◆ PROVIDED RECORDS:

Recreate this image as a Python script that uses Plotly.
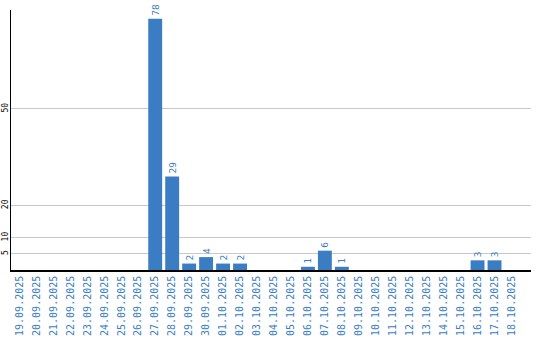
import plotly.graph_objects as go

dates = ["19.09.2025", "20.09.2025", "21.09.2025", "22.09.2025", "23.09.2025",
         "24.09.2025", "25.09.2025", "26.09.2025", "27.09.2025", "28.09.2025",
         "29.09.2025", "30.09.2025", "01.10.2025", "02.10.2025", "03.10.2025",
         "04.10.2025", "05.10.2025", "06.10.2025", "07.10.2025", "08.10.2025",
         "09.10.2025", "10.10.2025", "11.10.2025", "12.10.2025", "13.10.2025",
         "14.10.2025", "15.10.2025", "16.10.2025", "17.10.2025", "18.10.2025"]
counts = [0, 0, 0, 0, 0, 0, 0, 0, 78, 29,
          2, 4, 2, 2, 0, 0, 0, 1, 6, 1,
          0, 0, 0, 0, 0, 0, 0, 3, 3, 0]
y_ticks = [5, 10, 20, 50]

BLUE = "#3a7dc3"
labels = [str(v) if v else "" for v in counts]

fig = go.Figure(go.Bar(
    x=dates, y=counts, marker=dict(color=BLUE, line=dict(width=0)),
    text=labels, textposition="outside", textangle=-90,
    textfont=dict(family="DejaVu Sans Mono", size=9.5, color=BLUE),
    cliponaxis=False,
))
fig.update_layout(
    width=540, height=340, margin=dict(l=11, r=9, t=10, b=70),
    paper_bgcolor="white", plot_bgcolor="white", bargap=0.18,
    showlegend=False,
)
fig.update_xaxes(
    type="category", range=[-0.5, 30.15], tickangle=-90,
    tickfont=dict(family="DejaVu Sans Mono", size=10, color=BLUE),
    showline=True, linecolor="black", linewidth=1.5, showgrid=False,
    automargin=False, ticks="",
)
fig.update_yaxes(
    range=[0, 80.7], tickvals=y_ticks, tickangle=-90,
    tickfont=dict(family="DejaVu Sans Mono", size=8, color="black"),
    showline=True, linecolor="black", linewidth=1,
    showgrid=True, gridcolor="#c8c8c8", gridwidth=1, zeroline=False,
    automargin=False, ticks="", ticklabelstandoff=-1,
)
fig.write_html("out.html")
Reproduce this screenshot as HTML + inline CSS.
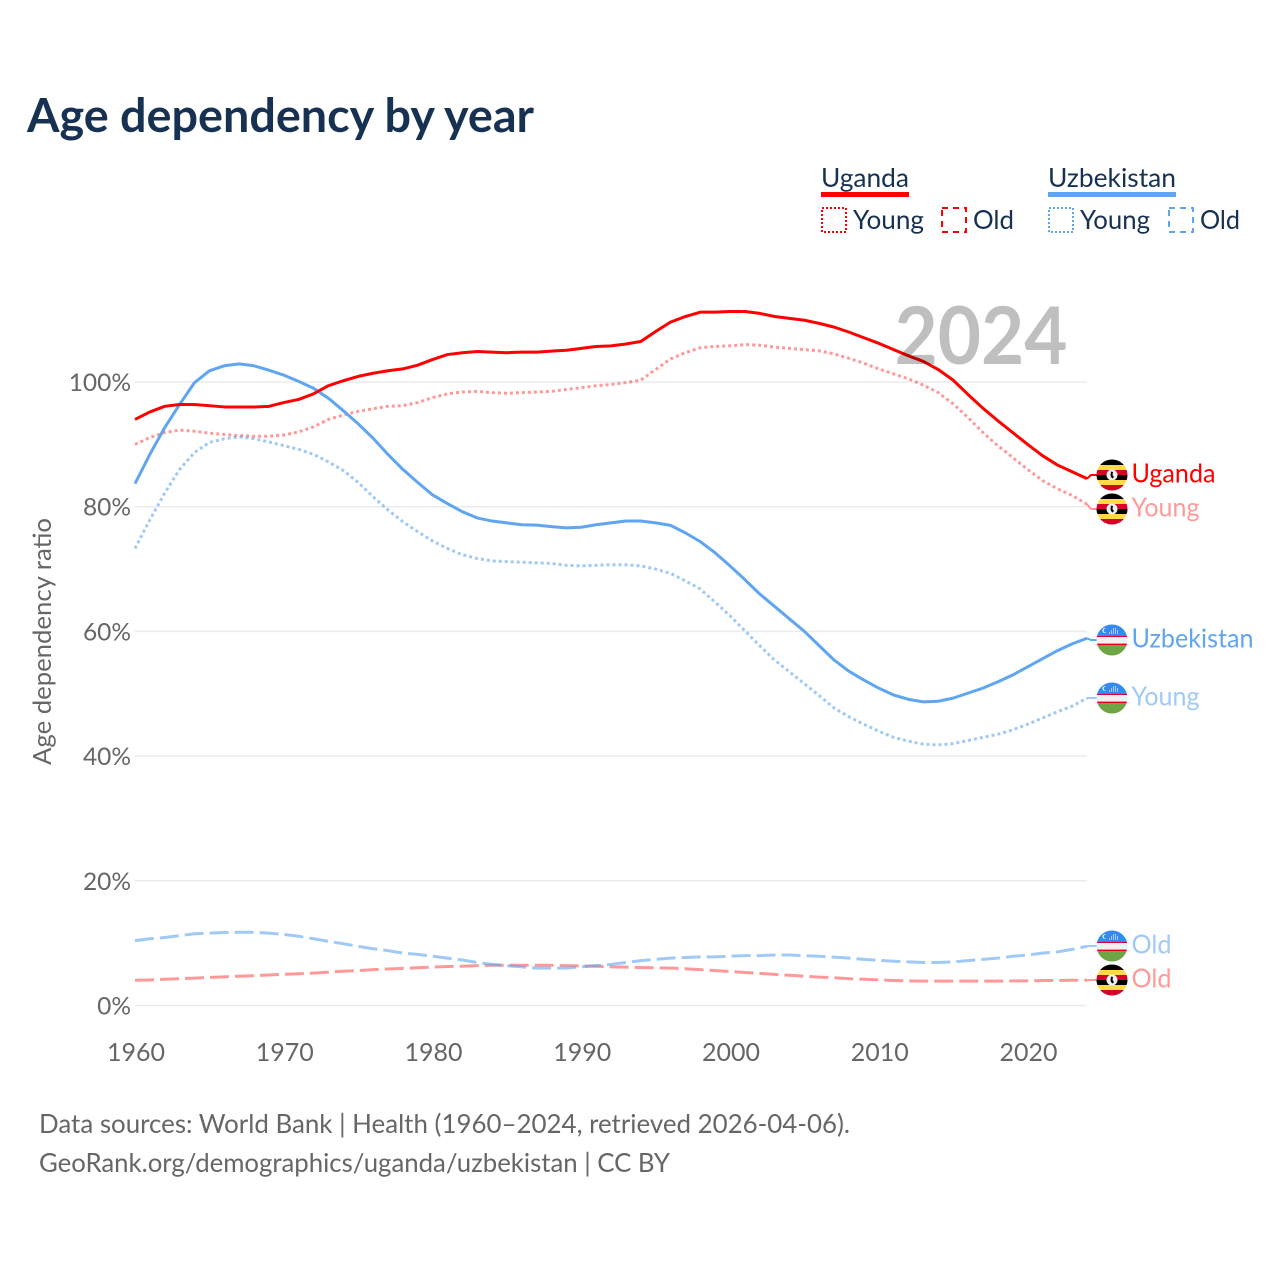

◆ REQUIREMENTS: In the data above, please extract the lines from the first one through the line with "labels = [str(v)", exactly, and keep pictures out.

◆ EXERCISE RESPONSE:
Recreate this image as a Python script that uses Plotly.
import plotly.graph_objects as go

dates = ["19.09.2025", "20.09.2025", "21.09.2025", "22.09.2025", "23.09.2025",
         "24.09.2025", "25.09.2025", "26.09.2025", "27.09.2025", "28.09.2025",
         "29.09.2025", "30.09.2025", "01.10.2025", "02.10.2025", "03.10.2025",
         "04.10.2025", "05.10.2025", "06.10.2025", "07.10.2025", "08.10.2025",
         "09.10.2025", "10.10.2025", "11.10.2025", "12.10.2025", "13.10.2025",
         "14.10.2025", "15.10.2025", "16.10.2025", "17.10.2025", "18.10.2025"]
counts = [0, 0, 0, 0, 0, 0, 0, 0, 78, 29,
          2, 4, 2, 2, 0, 0, 0, 1, 6, 1,
          0, 0, 0, 0, 0, 0, 0, 3, 3, 0]
y_ticks = [5, 10, 20, 50]

BLUE = "#3a7dc3"
labels = [str(v) if v else "" for v in counts]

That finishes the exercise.